L’homme est né pour attirer tout à soi, pour inspirer et éprouver les sympathies. La solitude est inférieure : un soldat, à faire campagne, ne préfère pas être de faction. Il est plus intelligent d’aimer mieux un homme qu’un arbre.

« Les hommes qui sont l’unique fin de mes actions et l’objet de toute ma vie. Mes plaisirs, mes chagrins, mes passions, mes affaires, tout roule sur eux. Si j’existais seul sur la terre, sa possession entière serait peu pour moi, je n’aurais plus ni soins, ni plaisirs, ni désirs ; la fortune et la gloire même ne seraient pour moi que des noms ; car il ne faut pas s’y méprendre, nous ne jouissons que des hommes, le reste n’est rien. »

À la gare, trouvé Marc[1] superbe de distinction blonde, l’air d’un grand duc mince ; à la maison. Madame Lemonnier : La plus aimable des femmes après le garçon le plus chic de la ville. Allons, cela a moins mal marché que je ne le craignais.

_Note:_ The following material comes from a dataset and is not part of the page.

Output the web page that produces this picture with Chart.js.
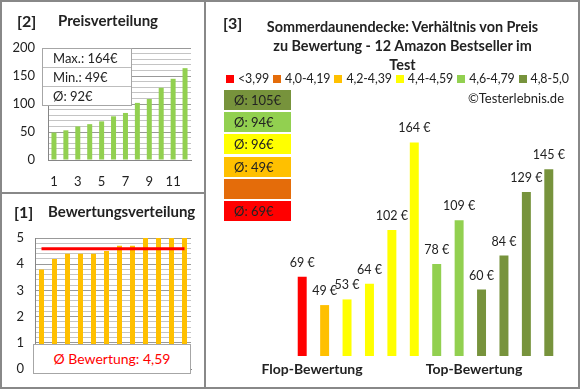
<!DOCTYPE html>
<html>
<head>
<meta charset="utf-8">
<script src="https://cdn.jsdelivr.net/npm/chart.js@4"></script>
<style>
  body { margin: 0; background: #fff; font-family: Lato, "Open Sans", sans-serif; color: #222; }
  #page { position: relative; width: 580px; height: 390px; overflow: hidden; background: #fff; }
  .abs { position: absolute; }
  .frame { left: 0; top: 0; width: 580px; height: 389px; box-sizing: border-box; border: 2px solid #888; }
  .vline { left: 204px; top: 0; width: 2px; height: 389px; background: #888; }
  .hline { left: 0; top: 192px; width: 205px; height: 2px; background: #888; }
  .num { font-weight: bold; font-size: 16px; }
  .ptitle { font-weight: bold; font-size: 15px; }
  .infobox { left: 42px; top: 48px; width: 90px; background: #fff; border: 1px solid #a6a6a6; box-sizing: border-box; font-size: 13px; }
  .infobox div { height: 18px; line-height: 18px; padding-left: 10px; border-top: 1px solid #bdbdbd; }
  .infobox div:first-child { border-top: none; }
  .ratebox { left: 33px; top: 344px; width: 158px; height: 30px; background: #fff; border: 1px solid #a6a6a6; box-sizing: border-box;
             color: #ff0000; font-size: 14px; text-align: center; line-height: 28px; }
  .title { left: 245px; width: 315px; top: 17px; text-align: center; font-weight: bold; font-size: 14.4px; line-height: 19px; }
  .legend { left: 226px; top: 71px; display: flex; gap: 4px; font-size: 12.4px; line-height: 15px; white-space: nowrap; letter-spacing: -0.1px; }
  .legend div { white-space: nowrap; }
  .legend span.sq { display: inline-block; width: 8px; height: 8px; margin-right: 4px; vertical-align: 0px; }
  .avgbox { left: 224px; width: 67px; height: 20px; font-size: 13px; line-height: 20px; box-sizing: border-box; padding-left: 10px; }
  .copy { right: 16px; top: 90px; font-size: 13px; }
  .foot { top: 360px; font-weight: bold; font-size: 14px; transform: translateX(-50%); white-space: nowrap; }
</style>
</head>
<body>
<div id="page">
  <canvas id="priceChart" class="abs" style="left:0;top:0" width="200" height="192"></canvas>
  <canvas id="rateChart" class="abs" style="left:0;top:193px" width="205" height="195"></canvas>
  <canvas id="mainChart" class="abs" style="left:266px;top:100px" width="314" height="256"></canvas>

  <div class="abs frame"></div>
  <div class="abs vline"></div>
  <div class="abs hline"></div>

  <div class="abs num" style="left:17px;top:11px">[2]</div>
  <div class="abs ptitle" style="left:58px;top:11px">Preisverteilung</div>
  <div class="abs infobox" id="infobox"></div>

  <div class="abs num" style="left:14px;top:202px">[1]</div>
  <div class="abs ptitle" style="left:48px;top:202px">Bewertungsverteilung</div>
  <div class="abs ratebox" id="ratebox"></div>

  <div class="abs num" style="left:223px;top:13px">[3]</div>
  <div class="abs title">Sommerdaunendecke: Verhältnis von Preis<br>zu Bewertung - 12 Amazon Bestseller im<br>Test</div>
  <div class="abs legend" id="legend"></div>
  <div class="abs copy">©Testerlebnis.de</div>
  <div id="boxes"></div>
  <div class="abs foot" style="left:312px">Flop-Bewertung</div>
  <div class="abs foot" style="left:474px">Top-Bewertung</div>
</div>

<script>
// products in the order of the main chart (worst rating -> best rating)
var products = ['1', '2', '3', '4', '5', '6', '7', '8', '9', '10', '11', '12'];
var prices = [69, 49, 53, 64, 102, 164, 78, 109, 60, 84, 129, 145];
var ratings = [3.8, 4.2, 4.4, 4.4, 4.4, 4.5, 4.7, 4.7, 5.0, 5.0, 5.0, 5.0];

var classLabels = ['<3,99', '4,0-4,19', '4,2-4,39', '4,4-4,59', '4,6-4,79', '4,8-5,0'];
var classFrom = [0, 4.0, 4.2, 4.4, 4.6, 4.8];
var classColors = ['#ff0000', '#e46c0a', '#ffc000', '#ffff00', '#92d050', '#77933c'];

var priceTicks = [0, 50, 100, 150, 200];
var ratingTicks = [0, 1, 2, 3, 4, 5];

function classOf(r) {
  var c = 0;
  for (var i = 0; i < classFrom.length; i++) {
    if (r >= classFrom[i] - 1e-9) c = i;
  }
  return c;
}

var pricesSorted = prices.slice().sort(function(a, b) { return a - b; });
var ratingsSorted = ratings.slice().sort(function(a, b) { return a - b; });
var sum = function(a) { return a.reduce(function(s, v) { return s + v; }, 0); };
var avgPrice = sum(prices) / prices.length;
var avgRating = sum(ratings) / ratings.length;
var avgLine = products.map(function() { return avgRating; });

// text boxes
document.getElementById('infobox').innerHTML =
  '<div>Max.: ' + Math.max.apply(null, prices) + '€</div>' +
  '<div>Min.: ' + Math.min.apply(null, prices) + '€</div>' +
  '<div>Ø: ' + Math.round(avgPrice) + '€</div>';
document.getElementById('ratebox').textContent = 'Ø Bewertung: ' + avgRating.toFixed(2).replace('.', ',');

var leg = '';
for (var i = 0; i < classLabels.length; i++) {
  leg += '<div><span class="sq" style="background:' + classColors[i] + '"></span>' + classLabels[i] + '</div>';
}
document.getElementById('legend').innerHTML = leg;

var boxHtml = '';
for (var k = 5; k >= 0; k--) {
  var vals = prices.filter(function(p, j) { return classOf(ratings[j]) === k; });
  var txt = vals.length ? 'Ø: ' + Math.round(sum(vals) / vals.length) + '€' : '';
  boxHtml += '<div class="abs avgbox" style="top:' + (90 + (5 - k) * 22.2) + 'px;background:' + classColors[k] + '">' + txt + '</div>';
}
document.getElementById('boxes').innerHTML = boxHtml;

Chart.defaults.font.family = 'Lato, "Open Sans", sans-serif';
Chart.defaults.color = '#222';

// [2] Preisverteilung
new Chart(document.getElementById('priceChart'), {
  type: 'bar',
  data: {
    labels: products,
    datasets: [{ data: pricesSorted, backgroundColor: '#92d050', barPercentage: 0.42, categoryPercentage: 1 }]
  },
  options: {
    responsive: false, animation: false,
    layout: { padding: { top: 48, right: 9, left: 0, bottom: 0 } },
    plugins: { legend: { display: false }, tooltip: { enabled: false } },
    scales: {
      x: {
        grid: { display: false, drawTicks: false },
        border: { color: '#868686', width: 1 },
        ticks: { autoSkip: false, maxRotation: 0, padding: 14, font: { size: 13 },
          callback: function(v, i) { return i % 2 === 0 ? products[i] : ''; } },
        afterFit: function(s) { s.height = 32; }
      },
      y: {
        min: 0, max: 200,
        grid: { drawTicks: false, color: function(c) { return priceTicks.indexOf(c.tick.value) >= 0 ? '#999' : '#c4c4c4'; } },
        border: { color: '#868686', width: 1 },
        ticks: { stepSize: 10, autoSkip: false, padding: 13, font: { size: 13 },
          callback: function(v) { return priceTicks.indexOf(v) >= 0 ? v : ''; } },
        afterFit: function(s) { s.width = 48; }
      }
    }
  }
});

// [1] Bewertungsverteilung
new Chart(document.getElementById('rateChart'), {
  type: 'bar',
  data: {
    labels: products,
    datasets: [
      { type: 'line', data: avgLine, borderColor: '#ff0000', borderWidth: 3, pointRadius: 0, order: 0 },
      { data: ratingsSorted, backgroundColor: '#ffc000', barPercentage: 0.385, categoryPercentage: 1, order: 1 }
    ]
  },
  options: {
    responsive: false, animation: false,
    layout: { padding: { top: 45, right: 14, left: 0, bottom: 0 } },
    plugins: { legend: { display: false }, tooltip: { enabled: false } },
    scales: {
      x: {
        grid: { display: false, drawTicks: false },
        border: { color: '#868686', width: 1 },
        ticks: { display: false },
        afterFit: function(s) { s.height = 15; }
      },
      y: {
        min: 0, max: 5,
        grid: { drawTicks: false, color: function(c) {
          var v = c.tick.value; return Math.abs(v - Math.round(v)) < 1e-6 ? '#999' : '#c4c4c4'; } },
        border: { color: '#868686', width: 1 },
        ticks: { stepSize: 0.2, autoSkip: false, padding: 11, font: { size: 13 },
          callback: function(v) { return Math.abs(v - Math.round(v)) < 1e-6 && ratingTicks.indexOf(Math.round(v)) >= 0 ? Math.round(v) : ''; } },
        afterFit: function(s) { s.width = 35; }
      }
    }
  }
});

// [3] Preis zu Bewertung
var barLabels = {
  id: 'barLabels',
  afterDatasetsDraw: function(chart) {
    var ctx = chart.ctx;
    var meta = chart.getDatasetMeta(0);
    ctx.save();
    ctx.font = '12.5px Lato, "Open Sans", sans-serif';
    ctx.fillStyle = '#222';
    ctx.textAlign = 'center';
    ctx.textBaseline = 'middle';
    meta.data.forEach(function(bar, i) {
      ctx.fillText(prices[i] + ' €', bar.x, bar.y - 14);
    });
    ctx.restore();
  }
};

new Chart(document.getElementById('mainChart'), {
  type: 'bar',
  data: {
    labels: products,
    datasets: [{
      data: prices,
      backgroundColor: ratings.map(function(r) { return classColors[classOf(r)]; }),
      barPercentage: 0.4, categoryPercentage: 1
    }]
  },
  options: {
    responsive: false, animation: false,
    layout: { padding: { left: 25, right: 20, top: 0, bottom: 0 } },
    plugins: { legend: { display: false }, tooltip: { enabled: false } },
    scales: {
      x: { display: false },
      y: { display: false, min: 13, max: 194 }
    }
  },
  plugins: [barLabels]
});
</script>
</body>
</html>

Je passe de la superstition de la régularité à celle du caprice. Peu importe, en somme, puisque je travaille toujours et que l’oisiveté n’est chez moi qu’un rare et précieux symptôme de santé.

Le matin, il me faut jeter sur quelque chose à lire. C’est l’indispensable piqûre intellectuelle. La dose prise, je suis disponible. Mais, quand je rentre après

  1. Officier de marine, ami de la famille.